# Hand held VHF



## angler69 (Sep 26, 2005)

Anyone recommend a good quality fair priced VHF hand radio? Have looked at the ones in Bass Pro and Cabelas, anyone have or used any? I have never had a VHF radio so don't know much about them. Just would like to have on in my boat Just In Case.


Posted using Outdoor Hub Campfire


----------



## KaGee (Sep 8, 2006)

Do a search in this form and you'll see a lot of responses

posted using Outdoor Hub Campfire


----------



## angler69 (Sep 26, 2005)

I searched hand held VHF radio and didn't get anything about a HAND HELD VHF only hard wire radios, maybe I didn't search right?

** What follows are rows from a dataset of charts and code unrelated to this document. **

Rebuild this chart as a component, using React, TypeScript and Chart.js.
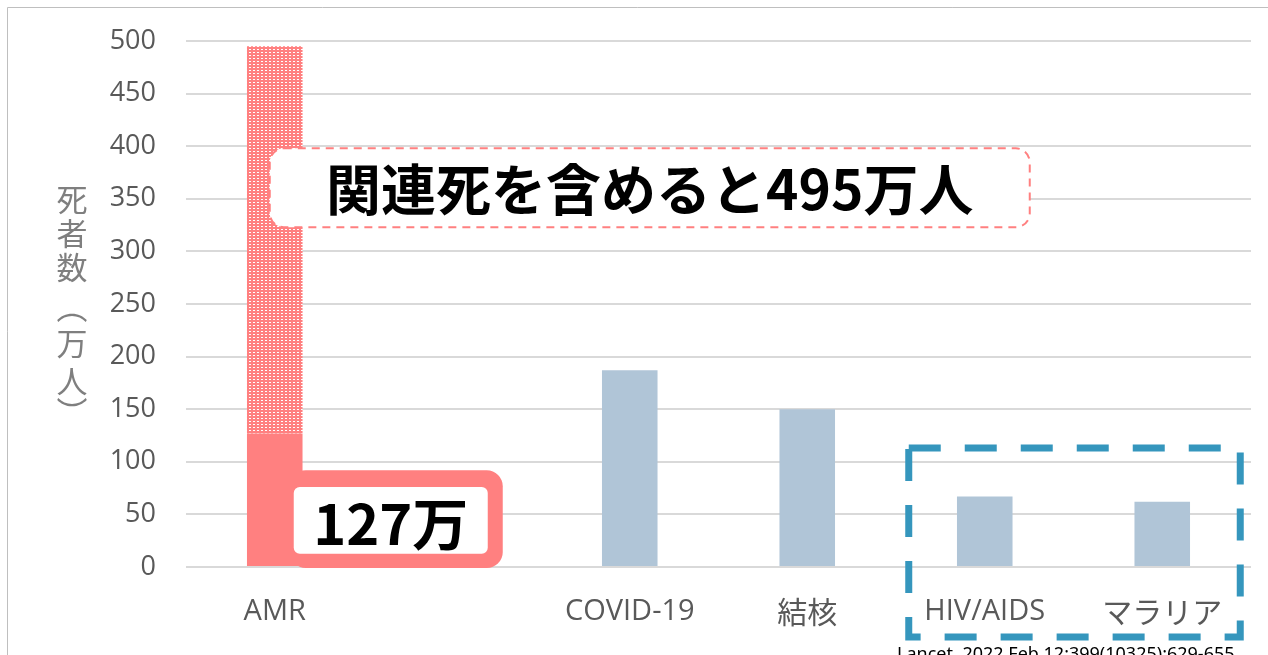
import React, { useEffect, useRef } from "react";
import { Chart, registerables } from "chart.js";

Chart.register(...registerables);

const categories = ["AMR", "", "COVID-19", "結核", "HIV/AIDS", "マラリア"];
const directDeaths = [127, null, 187, 150, 67, 62];
const totalWithAssociated = [495, null, null, null, null, null];
const yTicks = [0, 50, 100, 150, 200, 250, 300, 350, 400, 450, 500];
const yTitleChars = ["死", "者", "数", "︵", "万", "人", "︶"];
const calloutTotal = "関連死を含めると495万人";
const calloutDirect = "127万";
const sourceText = "Lancet. 2022 Feb 12;399(10325):629-655";

const PINK = "#ff8080";
const BLUE_BAR = "#b0c5d7";
const BLUE_LINE = "#3596bd";

function makePattern(): CanvasPattern | string {
  const c = document.createElement("canvas");
  c.width = 4;
  c.height = 3;
  const g = c.getContext("2d");
  if (!g) return PINK;
  g.fillStyle = PINK;
  g.fillRect(0, 0, 4, 3);
  g.fillStyle = "#ffffff";
  g.fillRect(1, 1, 2, 1);
  const p = g.createPattern(c, "repeat");
  return p || PINK;
}

function roundRect(ctx: CanvasRenderingContext2D, x: number, y: number, w: number, h: number, r: number) {
  ctx.beginPath();
  ctx.moveTo(x + r, y);
  ctx.lineTo(x + w - r, y);
  ctx.arcTo(x + w, y, x + w, y + r, r);
  ctx.lineTo(x + w, y + h - r);
  ctx.arcTo(x + w, y + h, x + w - r, y + h, r);
  ctx.lineTo(x + r, y + h);
  ctx.arcTo(x, y + h, x, y + h - r, r);
  ctx.lineTo(x, y + r);
  ctx.arcTo(x, y, x + r, y, r);
  ctx.closePath();
}

const framePlugin = {
  id: "frame",
  beforeDraw(chart: any) {
    const { ctx, width, height } = chart;
    ctx.save();
    ctx.fillStyle = "#ffffff";
    ctx.fillRect(0, 0, width, height);
    ctx.strokeStyle = "#bfbfbf";
    ctx.lineWidth = 1;
    ctx.beginPath();
    ctx.moveTo(7.5, height);
    ctx.lineTo(7.5, 7.5);
    ctx.lineTo(width, 7.5);
    ctx.stroke();
    ctx.restore();
  },
};

const titleCenters = [199, 233, 267, 307, 343, 381, 412];

const annotationPlugin = {
  id: "annotations",
  afterDraw(chart: any) {
    const { ctx } = chart;
    const x = chart.scales.x;
    const y = chart.scales.y;
    ctx.save();

    // y-axis title, vertical
    ctx.fillStyle = "#7f7f7f";
    ctx.font = "31px 'Noto Sans CJK JP'";
    ctx.textAlign = "center";
    ctx.textBaseline = "middle";
    yTitleChars.forEach((ch, i) => {
      ctx.fillText(ch, 72, titleCenters[i]);
    });

    // big dashed callout
    const bl = x.getPixelForValue(0) - 5;
    const br = x.getPixelForValue(4) + 45;
    const bt = y.getPixelForValue(398);
    const bb = y.getPixelForValue(323);
    roundRect(ctx, bl, bt, br - bl, bb - bt, 14);
    ctx.fillStyle = "#ffffff";
    ctx.fill();
    ctx.setLineDash([8, 6]);
    ctx.strokeStyle = PINK;
    ctx.lineWidth = 2;
    ctx.stroke();
    ctx.setLineDash([]);
    ctx.fillStyle = "#000000";
    ctx.font = "bold 55px 'Noto Sans CJK JP'";
    ctx.textAlign = "center";
    ctx.textBaseline = "middle";
    ctx.fillText(calloutTotal, (bl + br) / 2, (bt + bb) / 2 + 1);

    // 127万 callout
    const ol = x.getPixelForValue(0) + 15;
    const orr = x.getPixelForValue(0) + 228;
    const ot = y.getPixelForValue(92);
    const ob = y.getPixelForValue(0) + 1;
    roundRect(ctx, ol, ot, orr - ol, ob - ot, 16);
    ctx.fillStyle = PINK;
    ctx.fill();
    const il = ol + 4;
    const ir = orr - 15;
    const it = y.getPixelForValue(76);
    const ib = y.getPixelForValue(12.5);
    roundRect(ctx, il, it, ir - il, ib - it, 6);
    ctx.fillStyle = "#ffffff";
    ctx.fill();
    ctx.fillStyle = "#000000";
    ctx.font = "bold 56px 'Noto Sans CJK JP'";
    ctx.fillText(calloutDirect, (il + ir) / 2, (it + ib) / 2 + 3);

    // blue dashed box
    const ql = x.getPixelForValue(4) - 76;
    const qr = x.getPixelForValue(5) + 78;
    const qt = y.getPixelForValue(113);
    const qb = y.getPixelForValue(0) + 70;
    ctx.strokeStyle = BLUE_LINE;
    ctx.lineWidth = 7;
    ctx.setLineDash([32, 24]);
    ctx.beginPath();
    ctx.rect(ql, qt, qr - ql, qb - qt);
    ctx.stroke();
    ctx.setLineDash([]);

    // source
    ctx.fillStyle = "#000000";
    ctx.font = "18px 'Noto Sans'";
    ctx.textAlign = "left";
    ctx.textBaseline = "alphabetic";
    ctx.fillText(sourceText, 897, 660);

    ctx.restore();
  },
};

const isCJK = (s: string) => /[\u3040-\u30ff\u4e00-\u9fff]/.test(s);

export default function App() {
  const ref = useRef<HTMLCanvasElement | null>(null);

  useEffect(() => {
    if (!ref.current) return;
    const pattern = makePattern();
    const extra = totalWithAssociated.map((t, i) =>
      t == null || directDeaths[i] == null ? null : (t as number) - (directDeaths[i] as number)
    );
    const chart = new Chart(ref.current, {
      type: "bar",
      data: {
        labels: categories,
        datasets: [
          {
            label: "直接死",
            data: directDeaths as any,
            backgroundColor: categories.map((_, i) => (i === 0 ? PINK : BLUE_BAR)),
            barPercentage: 0.313,
            categoryPercentage: 1,
          },
          {
            label: "関連死",
            data: extra as any,
            backgroundColor: pattern as any,
            barPercentage: 0.313,
            categoryPercentage: 1,
          },
        ],
      },
      options: {
        animation: false,
        responsive: false,
        layout: { padding: { left: 0, top: 41, right: 17, bottom: 0 } },
        plugins: { legend: { display: false }, tooltip: { enabled: false } },
        scales: {
          x: {
            stacked: true,
            grid: { display: false, drawTicks: false },
            border: { display: false },
            ticks: {
              color: "#595959",
              padding: 27,
              font: (c: any) => {
                const lbl = categories[c.index] || "";
                return isCJK(lbl)
                  ? { family: "'Noto Sans CJK JP', sans-serif", size: 30 }
                  : { family: "'Open Sans', sans-serif", size: 29 };
              },
              maxRotation: 0,
              autoSkip: false,
            },
            afterFit: (s: any) => {
              s.height = 88;
            },
          },
          y: {
            stacked: true,
            min: 0,
            max: 500,
            afterBuildTicks: (s: any) => {
              s.ticks = yTicks.map((v) => ({ value: v }));
            },
            grid: {
              color: "#d9d9d9",
              lineWidth: 2,
              drawTicks: true,
              tickLength: 30,
              tickColor: "rgba(0,0,0,0)",
            },
            border: { display: false },
            ticks: {
              color: "#595959",
              padding: 0,
              font: { family: "'Open Sans', sans-serif", size: 27 },
            },
            afterFit: (s: any) => {
              s.width = 186;
            },
          },
        },
      },
      plugins: [framePlugin, annotationPlugin],
    });
    return () => chart.destroy();
  }, []);

  return (
    <div style={{ position: "absolute", left: 0, top: 0, width: 1268, height: 655 }}>
      <canvas ref={ref} width={1268} height={655} />
    </div>
  );
}
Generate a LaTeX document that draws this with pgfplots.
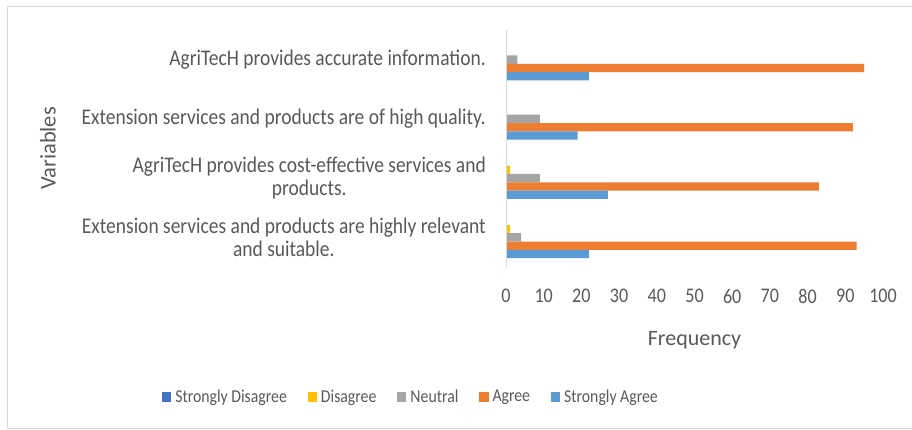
\documentclass[border=0pt]{standalone}
\usepackage{pgfplots}
\pgfplotsset{compat=1.18}
\usepackage{fontspec}
\setmainfont{Carlito}
\newfontfamily\cond{Carlito}[FakeStretch=0.87]
\definecolor{cSD}{HTML}{4472C4}
\definecolor{cD}{HTML}{FFC000}
\definecolor{cN}{HTML}{A5A5A5}
\definecolor{cA}{HTML}{ED7D31}
\definecolor{cSA}{HTML}{5B9BD5}
\definecolor{txt}{HTML}{595959}
\definecolor{frame}{HTML}{D9D9D9}
% y: 0 = highly relevant, 1 = cost-effective, 2 = high quality, 3 = accurate
\pgfplotstableread{
y SD D N A SA
0 0 1 4 93 22
1 0 1 9 83 27
2 0 0 9 92 19
3 0 0 3 95 22
}\datatable
\begin{document}
\begin{tikzpicture}
\path[use as bounding box] (0,0) rectangle (684pt,321.75pt);
\draw[frame, line width=1.2pt] (684pt,316.9pt) -- (5.6pt,316.9pt) -- (5.6pt,0.5pt) -- (684pt,0.5pt);
\begin{axis}[
  at={(379.5pt,121.5pt)}, anchor=south west,
  scale only axis, width=282.75pt, height=177.75pt,
  xbar, bar width=6.2pt,
  xmin=0, xmax=100, ymin=-0.5, ymax=3.5,
  xtick={0,10,...,100},
  ytick={0,1,2,3},
  yticklabels={{Extension services and products are highly relevant\\and suitable.},
               {AgriTecH provides cost-effective services and\\products.},
               {Extension services and products are of high quality.},
               {AgriTecH provides accurate information.}},
  major tick length=0pt,
  axis line style={draw=none},
  /pgf/number format/assume math mode=true,
  xticklabel style={font=\cond\fontsize{15.6}{18}\selectfont, text=txt, inner sep=0pt, anchor=north, yshift=-16.5pt},
  yticklabel style={font=\cond\fontsize{16.8}{17.3}\selectfont, text=txt, inner sep=0pt, anchor=east, xshift=-15pt, align=center},
  xlabel={Frequency},
  ylabel={Variables},
  xlabel style={font=\fontsize{16.5}{19}\selectfont, text=txt, at={(axis description cs:0.5,-0.308)}, anchor=center},
  ylabel style={font=\fontsize{16.8}{19}\selectfont, text=txt, at={(axis description cs:-1.215,0.5)}, anchor=center},
  legend columns=5,
  legend image code/.code={\fill[#1] (0pt,-3.4pt) rectangle (6.8pt,3.4pt);},
  legend style={draw=none, fill=none, at={(axis description cs:-0.2546,-0.5485)}, anchor=center,
    font=\cond\fontsize{13.6}{15}\selectfont, text=txt, inner sep=0pt,
    nodes={inner sep=0pt},
    /tikz/every odd column/.append style={column sep=3pt},
    /tikz/every even column/.append style={column sep=15.75pt}},
]
\addplot[fill=cSD, draw=none, bar shift=12.45pt] table[x=SD, y=y] {\datatable};
\addlegendentry{Strongly Disagree}
\addplot[fill=cD, draw=none, bar shift=6.225pt] table[x=D, y=y] {\datatable};
\addlegendentry{Disagree}
\addplot[fill=cN, draw=none, bar shift=0pt] table[x=N, y=y] {\datatable};
\addlegendentry{Neutral}
\addplot[fill=cA, draw=none, bar shift=-6.225pt] table[x=A, y=y] {\datatable};
\addlegendentry{Agree}
\addplot[fill=cSA, draw=none, bar shift=-12.45pt] table[x=SA, y=y] {\datatable};
\addlegendentry{Strongly Agree}
\draw[frame, line width=1.2pt] (rel axis cs:0,0) -- (rel axis cs:0,1);
\end{axis}
\end{tikzpicture}
\end{document}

Posted using Outdoor Hub Campfire


----------



## boatnut (Nov 22, 2006)

If you don't need the portability, I think you would be wasting your money. With just a short stub of an antenna and reduced wattage, they are best used for talking to the dock attendant or in a waterproof "emergency bag", IMO. Standard and ICOM are good brands though.


----------



## sherman51 (Apr 12, 2011)

the hand held radios are just about a waste of time unless your within a mile or maby 2 from the person your talking with. invest in a good 150.00 radio and then invest in a better 150.00 8 ft antenna. the antenna is 75% of your system. i have an old radio i,ve had for years. i invested in a shakespear 5399 9'6" antenna and it was one of the best things i have ever done. you can get the shakespear 5225 xt or xp for around 150.00 on ebay this is a good antenna.
sherman


----------